The Gaels first won back in 1988 and would win the Fermanagh senior title four years later. Paul Brewster and Simon Bradley were still going when they first reached the Ulster Club final in 1999.

In the true cyclical nature of club football, Bradley was the manager this year when the 2017 Ulster minor winning side came of age and bridged the club’s 16-year gap between domestic senior successes.

Their five-year wait was relatively brief. Cian Newman, Jonny Cassidy, Eoin Beacom, Brandon Horan, Callum Jones, John Reihill and Conor Love all backbone a senior team that has a bright few years ahead.

The record of teams backing up minor success at Ulster level with senior success belongs solely to Derry clubs. Dungiven (1990 and 1997), Bellaghy (1994 and 2005), The Loup (1995 and 2003), Slaughtneil (1998 and, remarkably, 2014) and Ballinderry.

The Shamrocks did it twice. Their back-to-back winning teams in 1996 and 1997 provided Kevin McGuckin, Shane Mullan, Darren Conway and Conleith Gilligan for their All-Ireland club-winning success in 2002, with Jarlath Bell, Martin Harney and James Conway – goalkeeper in ’97 – among those that would go on to win multiple Derry championships.

Connor Wilkinson, Michael McIver, Michael Bell, Raymond Wilkinson, James Bateson and Collie Devlin would all emerge from the 2002 team, with the late Aaron Devlin first off the 2008 production line in time to impact on their 2013 senior success.

It was a remarkable decade for the Shamrocks, whose misfortune in hindsight was to have such a blockade of talent all at once.

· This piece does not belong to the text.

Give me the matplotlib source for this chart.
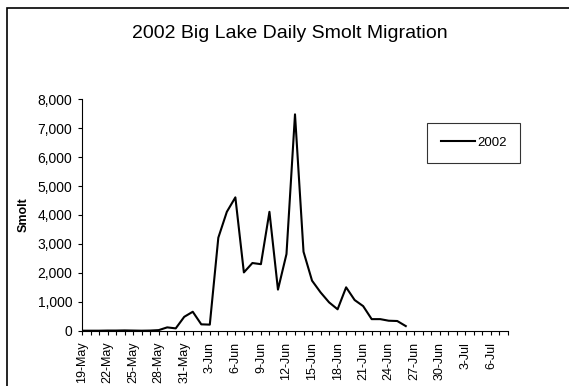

Plenty of classy minors were earmarked for future brilliance, the likes of Thomas Maynes, Ronan Devlin, Gavin McGeehan, but couldn’t get their foot in the door of the senior team.

Their four titles across 12 years was a record until Glen swallowed it all up at once, equalling it with their run from 2011 to 2014. We’ve seen how that’s turned out this autumn. Eleven of their regular starting team played in at least one of those four teams, while Conleth McGuckian and brothers Ethan and Alex Doherty were all younger again. Only converted goalkeeper Connlan Bradley remains from before that time.

There are always exceptions to the rule, but Kilcoo did reach an Ulster minor final in 2009, where they were beaten by a point by Omagh. Ryan and Jerome Johnston became the main takeaways from that team, although Darragh O’Hanlon would have been involved in their All-Ireland winning campaign had injury not ruined his career.

Crossmaglen, too, are the obvious rule-breakers when it comes to needing to put the cart before the horse. Their All-Ireland winning teams had no grounding in the icy west Belfast of January bank holidays.

Their resurgence, however, is different. The O’Neill brothers, Rian and Oisin, and Stephen Morris have been the standouts from their 2015 minor team and even though they were hammered by Bellaghy in the 2018 decider, already Cian McConville, Tony and Dara O’Callaghan and Miceal Murray (then a wing-back and now in goals) all played against Granemore in this year’s senior success in Armagh.

For most rural clubs, particularly, the line from St Paul’s to senior titles is usually straight and true. Take Clontibret, who appeared in back-to-back minor finals in 2001 and 2002, winning the latter, having been beaten in ’95 as well.

The Mones and the Coreys and the Greenans and the Hughes’ backboned at different times. They’ve backed that up with eight Monaghan titles since 1997, having won just nine in their entire history previous to that.

Coalisland got no fewer than ten of their 2006 minor team through, winning Tyrone championships in 2010 and 2018. Even within four years, eight of the minors were starting seniors.

They say minor success is no guarantee of anything at senior, but winning an Ulster minor title seems to be damn close to it.